Our submission makes six specific recommendations to government. We call for a dedicated growth equity co-investment facility within the Fund, with a fast-track approval pathway to meet the fundraising timelines of real companies. We call for a reduction in VAT to 0% on early-stage cleantech products eligible under the Fund, bringing heat batteries and demand flexibility hardware in line with the treatment already applied to solar panels and heat pumps. We call for grant support to be rebalanced away from a single technology toward a broader basket of accessible innovations. And we call for long-term demand signals to be placed on a legislative footing before the Fund begins deploying equity, because finance alone will not unlock private capital if policy remains uncertain.

We also argue that the Fund should build verified outcome measurement into its design from the start, treating measurement and verification infrastructure as a core market-enabling capability rather than an optional reporting layer.

The bigger picture

Clean Power 2030 sets a vital direction of travel, but generation alone will not deliver the transition.

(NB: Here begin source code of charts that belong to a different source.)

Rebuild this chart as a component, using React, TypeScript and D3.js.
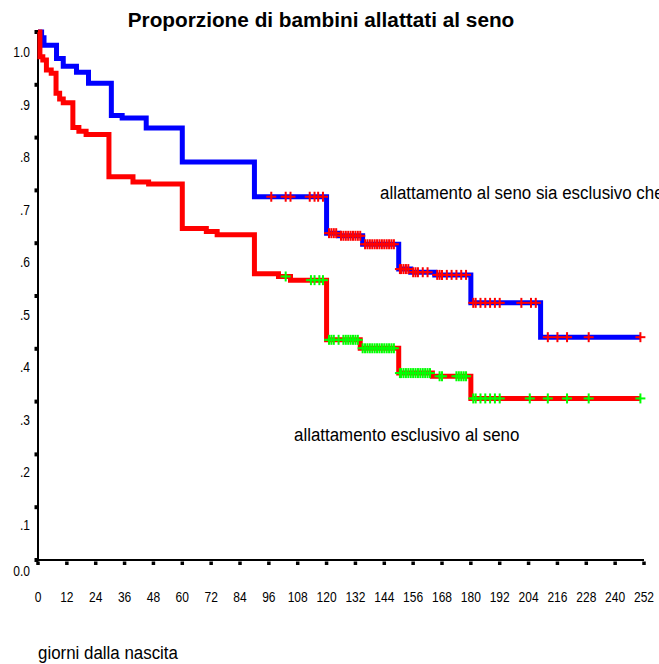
import React from "react";
import * as d3 from "d3";

// ---- data ----
const xTickValues = d3.range(0, 253, 12);
const yTickValues = [0, 0.1, 0.2, 0.3, 0.4, 0.5, 0.6, 0.7, 0.8, 0.9, 1.0];
const yTickLabels = ["0.0", ".1", ".2", ".3", ".4", ".5", ".6", ".7", ".8", ".9", "1.0"];

const titleText = "Proporzione di bambini allattati al seno";
const xAxisTitle = "giorni dalla nascita";
const anyLabel = "allattamento al seno sia esclusivo che";
const exclLabel = "allattamento esclusivo al seno";

const followUpEnd = 250.5;

// any breastfeeding (blue)
const anyEventDays = [0, 1.5, 2.5, 7.7, 10.5, 16, 21, 30.5, 35, 45, 60, 90, 120, 125, 135, 150, 155, 165, 180, 209];
const anySurv = [1.0, 0.989, 0.975, 0.95, 0.935, 0.924, 0.903, 0.842, 0.837, 0.818, 0.754, 0.688, 0.619, 0.614, 0.598, 0.551, 0.545, 0.54, 0.487, 0.422];
const anyCensored = [97, 103, 105, 113, 115, 116.5, 118.5, 121, 122, 123, 124, 126, 127, 128, 129, 130, 131, 132, 133, 134, 136, 137, 138, 139, 140, 141, 142, 143, 144, 145, 146, 147, 148, 150.5, 151, 152, 153, 154, 156, 157, 158, 160, 162, 166, 167, 168, 170, 172, 174, 176, 178, 181, 182, 184, 186, 188, 190, 192, 201, 205, 207, 212, 216, 220, 229, 250.5];

// exclusive breastfeeding (red)
const exclEventDays = [0, 0.8, 2, 3.5, 5.5, 7.5, 9, 10.5, 14.5, 17, 20, 29.5, 39.5, 46, 60, 70, 74.5, 90, 100, 105, 120, 134, 150, 164, 180];
const exclSurv = [1.0, 0.953, 0.947, 0.928, 0.922, 0.884, 0.873, 0.866, 0.819, 0.812, 0.806, 0.726, 0.716, 0.712, 0.628, 0.622, 0.616, 0.542, 0.537, 0.53, 0.417, 0.401, 0.354, 0.348, 0.306];
const exclCensored = [103, 113.5, 115, 117, 118.5, 121, 122, 123, 125, 127, 128, 129, 130, 131, 132, 133, 135, 136, 137, 138, 139, 140, 141, 142, 143, 144, 145, 146, 147, 148, 150.5, 151, 152, 153, 154, 155, 156, 157, 158, 159, 160, 161, 162, 163, 167, 168, 174, 175, 176, 177, 178, 181, 182, 184, 186, 188, 190, 192, 204.5, 212, 220, 229, 250.5];

// ---- layout ----
const W = 659;
const H = 664;
const FONT = "'Liberation Sans', Arial, Helvetica, sans-serif";

const x = d3.scaleLinear().domain([0, 252]).range([38, 644]);
const y = d3.scaleLinear().domain([0, 1]).range([560, 32]);
const yLabelPos = d3.scaleLinear().domain([0.1, 1]).range([529.5, 57]);

function stepPoints(days: number[], surv: number[]): [number, number][] {
  const pts: [number, number][] = days.map((d, i) => [d, surv[i]]);
  pts.push([followUpEnd, surv[surv.length - 1]]);
  return pts;
}

function survAt(days: number[], surv: number[], t: number) {
  let v = surv[0];
  for (let i = 0; i < days.length; i++) if (days[i] <= t) v = surv[i];
  return v;
}

const stepLine = d3
  .line<[number, number]>()
  .x((d) => x(d[0]))
  .y((d) => y(d[1]))
  .curve(d3.curveStepAfter);

function SText(props: {
  x: number;
  y: number;
  fs: number;
  sx?: number;
  anchor?: string;
  weight?: string | number;
  children: React.ReactNode;
}) {
  const { x: tx, y: ty, fs, sx = 1, anchor = "start", weight = "normal", children } = props;
  return (
    <g transform={`translate(${tx},${ty}) scale(${sx},1)`}>
      <text x={0} y={0} fontSize={fs} fontFamily={FONT} fontWeight={weight} textAnchor={anchor} fill="#000">
        {children}
      </text>
    </g>
  );
}

function Censor({ days, survDays, surv, color }: { days: number[]; survDays: number[]; surv: number[]; color: string }) {
  return (
    <g stroke={color} strokeWidth={2} fill="none">
      {days.map((d, i) => {
        const cx = x(d);
        const cy = y(survAt(survDays, surv, d));
        return (
          <g key={i}>
            <line x1={cx - 5} x2={cx + 5} y1={cy} y2={cy} />
            <line x1={cx} x2={cx} y1={cy - 5} y2={cy + 5} />
          </g>
        );
      })}
    </g>
  );
}

export default function App() {
  const anyPath = stepLine(stepPoints(anyEventDays, anySurv)) || "";
  const exclPath = stepLine(stepPoints(exclEventDays, exclSurv)) || "";
  return (
    <svg
      width={W}
      height={H}
      viewBox={`0 0 ${W} ${H}`}
      style={{ position: "absolute", left: 0, top: 0, background: "#fff", overflow: "hidden" }}
    >
      <rect x={0} y={0} width={W} height={H} fill="#fff" />

      <SText x={321} y={27} fs={21} sx={0.99} anchor="middle" weight="bold">
        {titleText}
      </SText>

      {/* axes */}
      <line x1={x(0)} x2={x(0)} y1={y(1)} y2={y(0)} stroke="#000" strokeWidth={2} />
      <line x1={x(0)} x2={x(252)} y1={y(0)} y2={y(0)} stroke="#000" strokeWidth={2} />

      {yTickValues.map((v, i) => (
        <g key={"yt" + i}>
          <rect x={34.5} y={y(v) - 2} width={4} height={4} fill="#000" />
          <SText x={30} y={v === 0 ? 576 : yLabelPos(v)} fs={14} sx={0.86} anchor="end">
            {yTickLabels[i]}
          </SText>
        </g>
      ))}

      {xTickValues.map((d, i) => (
        <g key={"xt" + i}>
          <rect x={x(d) - 1.75} y={561.5} width={3.5} height={3.5} fill="#000" />
          <SText x={x(d)} y={602} fs={14} sx={0.86} anchor="middle">
            {String(d)}
          </SText>
        </g>
      ))}

      {/* curves */}
      <path d={anyPath} fill="none" stroke="#0000ff" strokeWidth={5} />
      <path d={exclPath} fill="none" stroke="#ff0000" strokeWidth={5} />

      <Censor days={anyCensored} survDays={anyEventDays} surv={anySurv} color="#ff0000" />
      <Censor days={exclCensored} survDays={exclEventDays} surv={exclSurv} color="#00ff00" />

      <SText x={380} y={199} fs={19} sx={0.89}>
        {anyLabel}
      </SText>
      <SText x={294} y={441} fs={19} sx={0.89}>
        {exclLabel}
      </SText>
      <SText x={38} y={659} fs={19} sx={0.89}>
        {xAxisTitle}
      </SText>
    </svg>
  );
}
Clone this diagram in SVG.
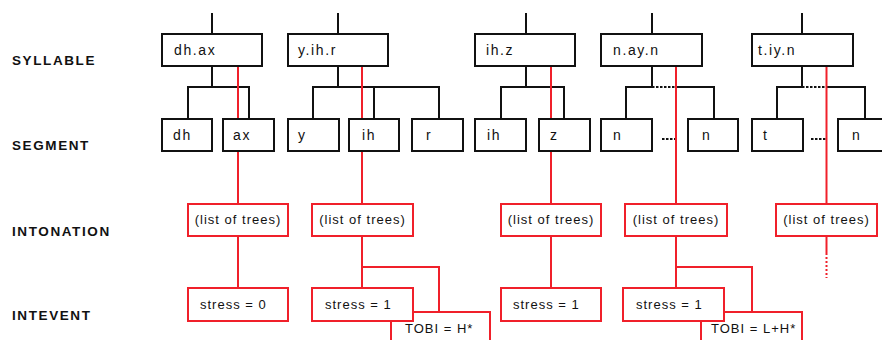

The missing link is the consumer-facing layer: the networks that can flex and respond, and the appliances and products that allow households to participate actively in a smarter energy system. The Warm Homes Fund has an opportunity to back that layer, anchor the intellectual property and manufacturing capability in the UK, and build an industry that delivers for households and the public finances alike.
We look forward to engaging with government as the Fund's design is finalised.